Enforcing Equal Opportunity: HR’s Role in Monitoring and Compliance

Having a policy is not enough—HR must ensure equal opportunity is enforced, monitored, and embedded in day-to-day decisions. This page shows how to make compliance actionable and trustworthy.

Equal opportunity policies only matter if they are enforced. For HR, that means doing more than drafting guidelines—it means monitoring outcomes, identifying gaps, and ensuring that fairness isn’t just promised, but practiced.

Why Enforcement Matters

Even the best-written policies will fail if employees don’t believe they will be applied fairly—or at all. Weak enforcement leads to:

  • Loss of trust in HR and leadership
  • Underreporting of violations
  • Cultural drift away from stated values
  • Increased legal risk

Compliance isn’t just about preventing violations. It’s about creating credibility and a culture of fairness.

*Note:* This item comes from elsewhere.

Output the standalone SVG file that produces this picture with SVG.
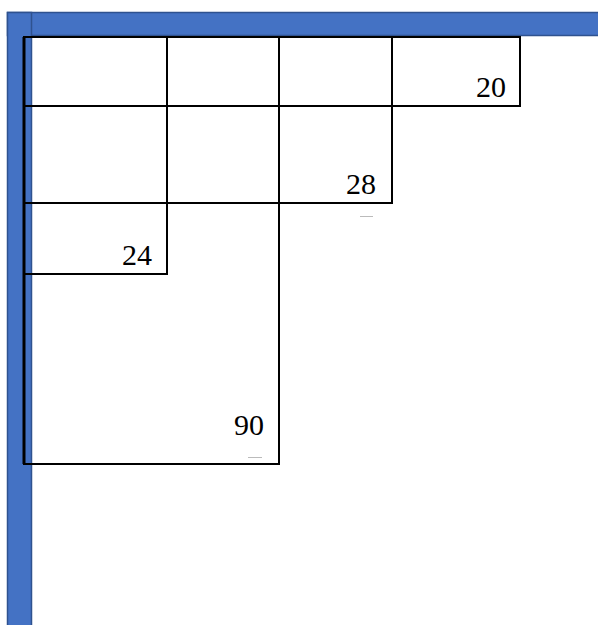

The Compliance Cycle: Key Responsibilities for HR

1. Define Clear Accountability

Ensure that roles and responsibilities are clearly assigned across HR, managers, and leadership. Who is responsible for:

  • Investigating complaints?
  • Following up on violations?
  • Tracking trends?
  • Reporting externally (if required)?

2. Build Internal Monitoring Systems

Use your HRIS and analytics tools to track equity indicators over time. Useful metrics include:

  • Hiring and promotion rates by demographic
  • Pay equity gaps
  • Complaint volume and resolution time
  • Training completion rates

3. Create Accessible Reporting Channels

Make it easy—and safe—for employees to raise concerns. Offer multiple channels (e.g., anonymous forms, HR contacts, hotlines) and ensure follow-up is prompt and respectful.

4. Train Managers on Enforcement

People managers are often the first to witness or receive complaints—but may not know what to do. HR must equip them with clear protocols and role-play training on how to respond to concerns.

5. Conduct Audits and Spot Checks

Regular internal audits can uncover patterns before they become legal liabilities or cultural issues. Rotate focus areas (e.g., hiring equity, pay reviews, accommodation requests) to cover blind spots.

Enforcement Must Be Perceived as Fair

It’s not just whether policies are enforced—it’s how.

  • Avoid overly punitive approaches that create fear
  • Use restorative practices where appropriate
  • Communicate outcomes while protecting privacy
  • Apply the same standards to all levels, including senior leadership

Integrating Compliance into Culture

Compliance should not feel like surveillance—it should feel like careful, principled stewardship of fairness.

  • Recognize teams that uphold inclusive practices
  • Share success stories and data milestones
  • Use employee feedback to adjust monitoring approaches

Final Thoughts

Effective enforcement is where HR credibility lives or dies.

It’s where values become real—or remain performative. For HR professionals, the task is not just to monitor—but to guide, support, and role-model what fairness looks like in action.